The Riemann Hypothesis is widely considered to be one of the hardest, if not the hardest, math questions in history.
The Riemann Hypothesis, proposed by Bernhard Riemann in 1859, centers on the distribution of prime numbers. While we can find prime numbers, understanding their overall pattern remains elusive. The hypothesis makes a specific claim about the location of the non-trivial zeros of the Riemann zeta function.
Understanding the Riemann Hypothesis (Simplified)
At its core, the Riemann Hypothesis attempts to predict where certain complex numbers will make a specific mathematical function (the Riemann zeta function) equal to zero. These "zeros" hold the key to understanding how prime numbers are distributed. If the hypothesis is true, it would provide a much clearer map of the primes.

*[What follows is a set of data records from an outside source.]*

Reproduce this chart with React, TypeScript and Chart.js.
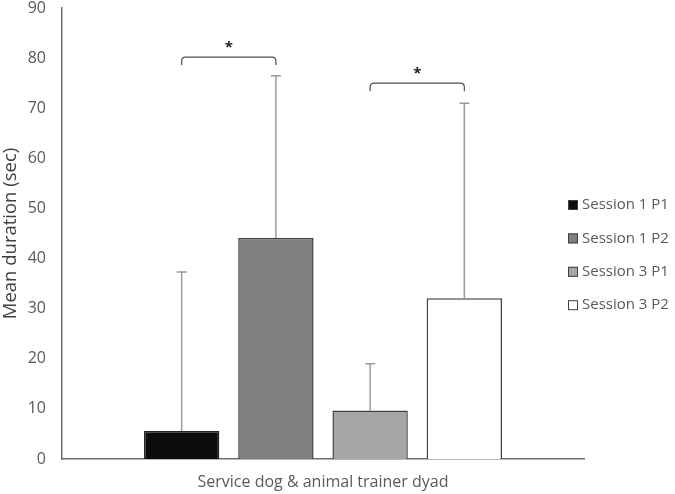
import React, { useEffect, useRef } from "react";
import { Chart, registerables } from "chart.js";

Chart.register(...registerables);

const categories = ["Service dog & animal trainer dyad"];
const seriesNames = ["Session 1 P1", "Session 1 P2", "Session 3 P1", "Session 3 P2"];
const meanValues = [5.6, 44.1, 9.7, 32.1];
const errorTops = [37.3, 76.5, 19.0, 71.0];
const seriesColors = ["#0d0d0d", "#7f7f7f", "#a6a6a6", "#ffffff"];
const bracketPairs = [[0, 1], [2, 3]];
const bracketLevels = [80.2, 75.0];
const bracketLabels = ["*", "*"];
const yMin = 0;
const yMax = 90;
const yStep = 10;

const FONT = "'Open Sans', 'Noto Sans', sans-serif";
const TEXT = "#595959";

const overlayPlugin = {
  id: "overlay",
  afterDatasetsDraw(chart: any) {
    const ctx = chart.ctx;
    const y = chart.scales.y;
    ctx.save();
    // error bars
    ctx.strokeStyle = "#9a9a9a";
    ctx.lineWidth = 1.5;
    seriesNames.forEach((_, i) => {
      const bar = chart.getDatasetMeta(i).data[0];
      const x = bar.x;
      const yt = y.getPixelForValue(errorTops[i]);
      ctx.beginPath();
      ctx.moveTo(x, bar.y);
      ctx.lineTo(x, yt);
      ctx.moveTo(x - 5, yt);
      ctx.lineTo(x + 5, yt);
      ctx.stroke();
    });
    // brackets
    ctx.strokeStyle = "#4d4d4d";
    ctx.lineWidth = 1.2;
    bracketPairs.forEach(([a, b], k) => {
      const x1 = chart.getDatasetMeta(a).data[0].x;
      const x2 = chart.getDatasetMeta(b).data[0].x;
      const yy = y.getPixelForValue(bracketLevels[k]);
      const r = 4;
      const d = 8;
      ctx.beginPath();
      ctx.moveTo(x1, yy + d);
      ctx.lineTo(x1, yy + r);
      ctx.quadraticCurveTo(x1, yy, x1 + r, yy);
      ctx.lineTo(x2 - r, yy);
      ctx.quadraticCurveTo(x2, yy, x2, yy + r);
      ctx.lineTo(x2, yy + d);
      ctx.stroke();
      ctx.fillStyle = "#1a1a1a";
      ctx.font = `bold 15px ${FONT}`;
      ctx.textAlign = "center";
      ctx.textBaseline = "middle";
      ctx.fillText(bracketLabels[k], (x1 + x2) / 2, yy - 9);
    });
    ctx.restore();
  },
  afterDraw(chart: any) {
    const ctx = chart.ctx;
    ctx.save();
    const startY = 205;
    const gap = 33.4;
    seriesNames.forEach((name, i) => {
      const cy = startY + i * gap;
      ctx.fillStyle = seriesColors[i];
      ctx.fillRect(568, cy - 5, 10, 10);
      ctx.strokeStyle = "#404040";
      ctx.lineWidth = 1;
      ctx.strokeRect(568.5, cy - 4.5, 9, 9);
      ctx.fillStyle = TEXT;
      ctx.font = `15px ${FONT}`;
      ctx.textAlign = "left";
      ctx.textBaseline = "middle";
      ctx.fillText(name, 582, cy);
    });
    ctx.restore();
  },
};

export default function App() {
  const ref = useRef<HTMLCanvasElement>(null);
  useEffect(() => {
    if (!ref.current) return;
    const chart = new Chart(ref.current, {
      type: "bar",
      data: {
        labels: categories,
        datasets: seriesNames.map((name, i) => ({
          label: name,
          data: [meanValues[i]],
          backgroundColor: seriesColors[i],
          borderColor: i === 0 ? "#262626" : "#404040",
          borderWidth: 1.5,
          categoryPercentage: 0.722,
          barPercentage: 0.8,
        })),
      },
      options: {
        responsive: false,
        animation: false,
        layout: { padding: { top: 8, right: 91, left: 0, bottom: 0 } },
        plugins: { legend: { display: false }, tooltip: { enabled: false } },
        scales: {
          x: {
            grid: { display: false, drawTicks: false },
            border: { display: true, color: "#6e6e6e", width: 1.5 },
            ticks: { color: TEXT, font: { family: FONT, size: 16 }, padding: 14 },
            afterFit: (s: any) => {
              s.height = 35;
              s.paddingLeft = 0;
              s.paddingRight = 0;
            },
          },
          y: {
            min: yMin,
            max: yMax,
            grid: { display: false, drawTicks: false },
            border: { display: true, color: "#6e6e6e", width: 1.5 },
            ticks: { stepSize: yStep, color: TEXT, font: { family: FONT, size: 16 }, padding: 16 },
            title: {
              display: true,
              text: "Mean duration (sec)",
              color: "#404040",
              font: { family: FONT, size: 18.5 },
              padding: { top: 0, bottom: 0 },
            },
            afterFit: (s: any) => {
              s.width = 62;
              s.paddingTop = 0;
              s.paddingBottom = 0;
            },
          },
        },
      },
      plugins: [overlayPlugin],
    });
    return () => chart.destroy();
  }, []);
  return (
    <div style={{ position: "absolute", left: 0, top: 0, width: 675, height: 494, background: "#fff" }}>
      <canvas ref={ref} width={675} height={494} />
    </div>
  );
}
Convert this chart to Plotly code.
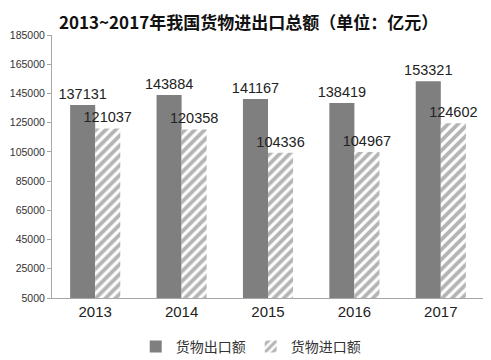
import plotly.graph_objects as go

years = ["2013", "2014", "2015", "2016", "2017"]
exports = [137131, 143884, 141167, 138419, 153321]
imports = [121037, 120358, 104336, 104967, 124602]
y_ticks = [5000, 25000, 45000, 65000, 85000, 105000, 125000, 145000, 165000, 185000]

cjk = "Noto Sans CJK SC, sans-serif"
latin = "Liberation Sans, Arial, sans-serif"

fig = go.Figure()
fig.add_trace(go.Bar(
    x=years, y=exports, name="货物出口额",
    marker=dict(color="#7f7f7f", line=dict(width=0)),
    text=[str(v) for v in exports], textposition="outside", constraintext="none",
    textfont=dict(size=14.5, color="#222222", family=latin), cliponaxis=False,
))
fig.add_trace(go.Bar(
    x=years, y=imports, name="货物进口额",
    marker=dict(color="white", line=dict(width=0),
                pattern=dict(shape="/", fgcolor="#6a6a6a", bgcolor="white", size=7, solidity=0.55)),
    text=[str(v) for v in imports], textposition="outside", constraintext="none",
    textfont=dict(size=14.5, color="#222222", family=latin), cliponaxis=False,
))

# page body adds a small offset; margins compensate so the visible layout matches
fig.update_layout(
    width=491, height=360,
    margin=dict(l=44, r=15, t=27, b=70, autoexpand=False),
    paper_bgcolor="white", plot_bgcolor="white",
    font=dict(family=cjk, color="#333333"),
    title=dict(text="<b>2013~2017年我国货物进出口总额（单位：亿元）</b>",
               x=0.49, xanchor="center", y=0.958, yanchor="middle",
               font=dict(size=17, color="#111111", family=cjk)),
    barmode="group", bargap=0.42, bargroupgap=0,
    showlegend=True,
    legend=dict(orientation="h", x=0.46, xanchor="center", y=-0.125, yanchor="top",
                font=dict(size=14, color="#333333", family=cjk), itemwidth=30,
                tracegroupgap=0),
)
fig.update_xaxes(
    showline=True, linecolor="#a6a6a6", linewidth=1, automargin=False,
    ticks="outside", ticklen=0, tickfont=dict(size=15, color="#222222", family=latin),
    showgrid=False,
)
fig.update_yaxes(
    range=[5000, 185000], tickvals=y_ticks, ticktext=[str(v) for v in y_ticks],
    showline=True, linecolor="#a6a6a6", linewidth=1, automargin=False,
    ticks="outside", ticklen=4, tickcolor="#a6a6a6",
    tickfont=dict(size=10.5, color="#333333", family=latin),
    showgrid=False, zeroline=False,
)

fig.write_html("out.html")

- Prime Numbers: Numbers divisible only by 1 and themselves (e.g., 2, 3, 5, 7, 11...).
- Riemann Zeta Function: A complex function with a deep connection to prime numbers.
- Non-Trivial Zeros: Specific complex numbers where the Riemann zeta function equals zero, excluding some obvious (trivial) cases.
Why is it so Hard?
The difficulty lies in proving that all non-trivial zeros of the Riemann zeta function lie on a specific line (the "critical line") in the complex plane. Despite numerous attempts and advanced mathematical techniques, a definitive proof has remained elusive for over 160 years. The problem's longevity and the potential impact of its solution make it a monumental challenge.
The Implications of a Solution
If the Riemann Hypothesis were proven true, it would have profound consequences for number theory and related fields, including:
- A much deeper understanding of prime number distribution.
- Significant advances in cryptography (prime numbers are fundamental to modern encryption).
- New insights into other areas of mathematics and physics.
Other Contenders for "Hardest"
While the Riemann Hypothesis is a leading candidate, other problems are often cited as exceptionally difficult, including:
- The Birch and Swinnerton-Dyer Conjecture: Related to elliptic curves and algebraic number theory.
- The P versus NP problem: A fundamental question in computer science about the relationship between problems that can be quickly verified and those that can be quickly solved.
However, the Riemann Hypothesis often takes precedence due to its age, the breadth of its implications, and the sustained efforts to solve it by many brilliant mathematicians.
In conclusion, while defining the "hardest" problem is subjective, the Riemann Hypothesis stands out as a long-standing, intensely studied problem with far-reaching implications, making it a strong contender for the title of "hardest math question in history".